In a trial before a magistrate, if the accused pleads not guilty or a plea of not guilty is entered in terms of section one hundred and eighty-two—

(a) the prosecutor shall make a statement outlining the nature of his case and the material facts on which he relies: and

(b) the accused shall be requested by the magistrate to make a statement outlining the nature of and the material facts on which he relies and, if he is not represented by a legal practitioner, provisions of subsection (2) of section one hundred and eighty-nine shall be explained to him."


Despite the fact that the defence has sought to rely on a section of the law which is inapplicable in this Court I fail to see how the calling of a witness who is going to say he has no relevant evidence to give against the accused can be prejudicial to the accused. I also fail to see how such evidence can be said to be irrelevant when it directly relates to the accused's guilt or innocence.

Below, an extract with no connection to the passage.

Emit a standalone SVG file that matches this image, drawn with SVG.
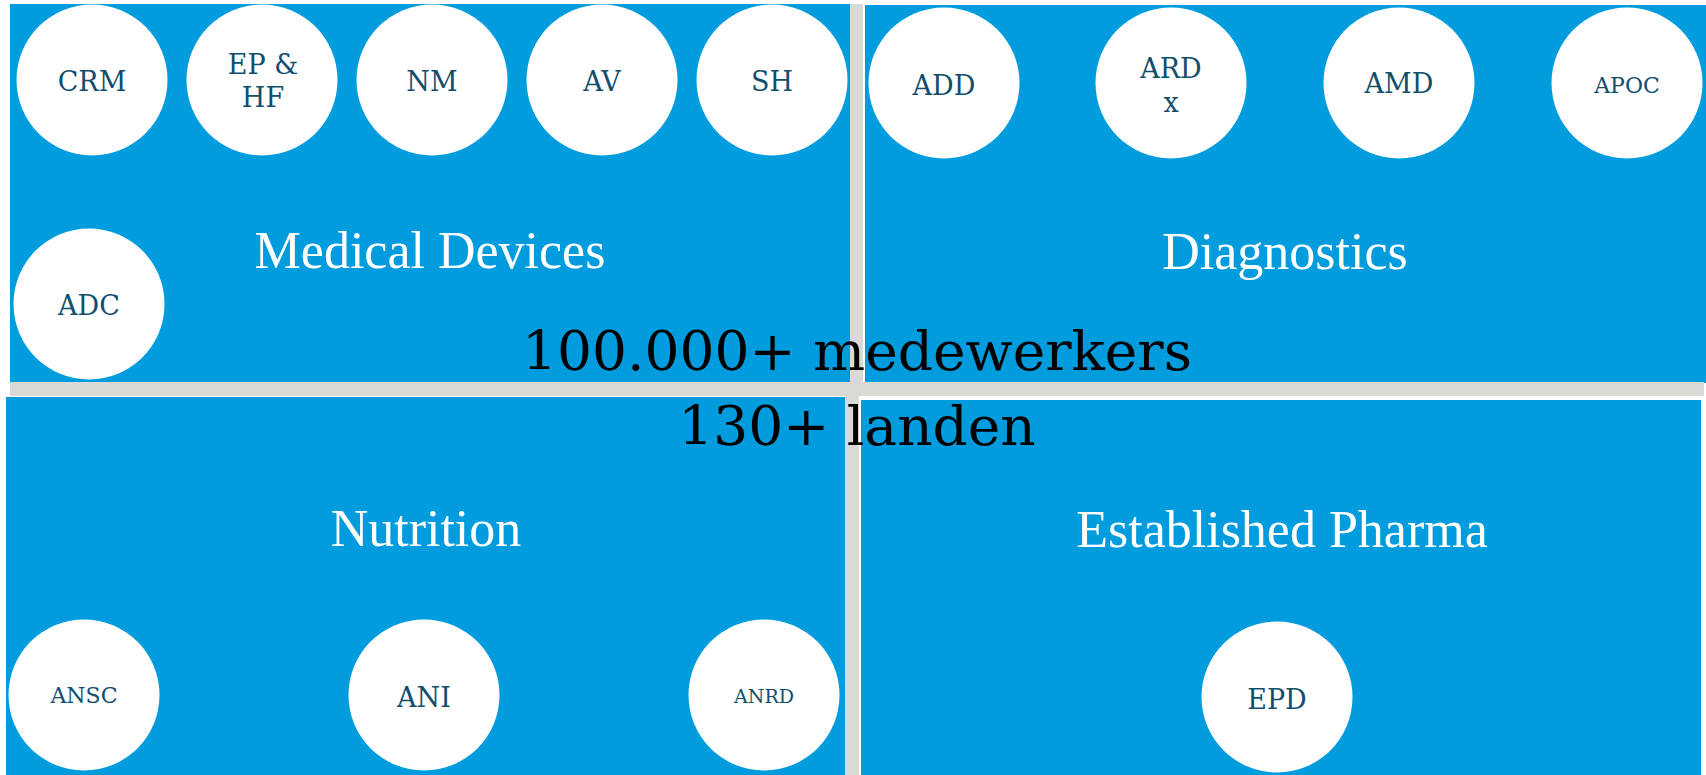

The defense's application is to a large extent based on what the witness might have said at different fora outside these proceedings. That much can only affect the weight of evidence. It is however the Court's prerogative to weigh and assess the probity and sufficiency of evidence. No one can do this on its behalf without usurping the function of the Court.

It is my firm view that this is a case crying out to be determined on the merits rather than technicalities. How can this Court determine the matter on technicalities when the life of a citizen is at stake? On the other hand, how can this court resort to technicalities in determining the matter when the security of the country is at stake?

It is therefore in everyone's interest that this grave matter be determined on the merits rather than technicalities. It is accordingly ordered that both applications be and are hereby dismissed.






The Attorney General's Office, the States Legal Practitioners.

Mutetwa and Nyambirai, the Accused's Legal Practitioners.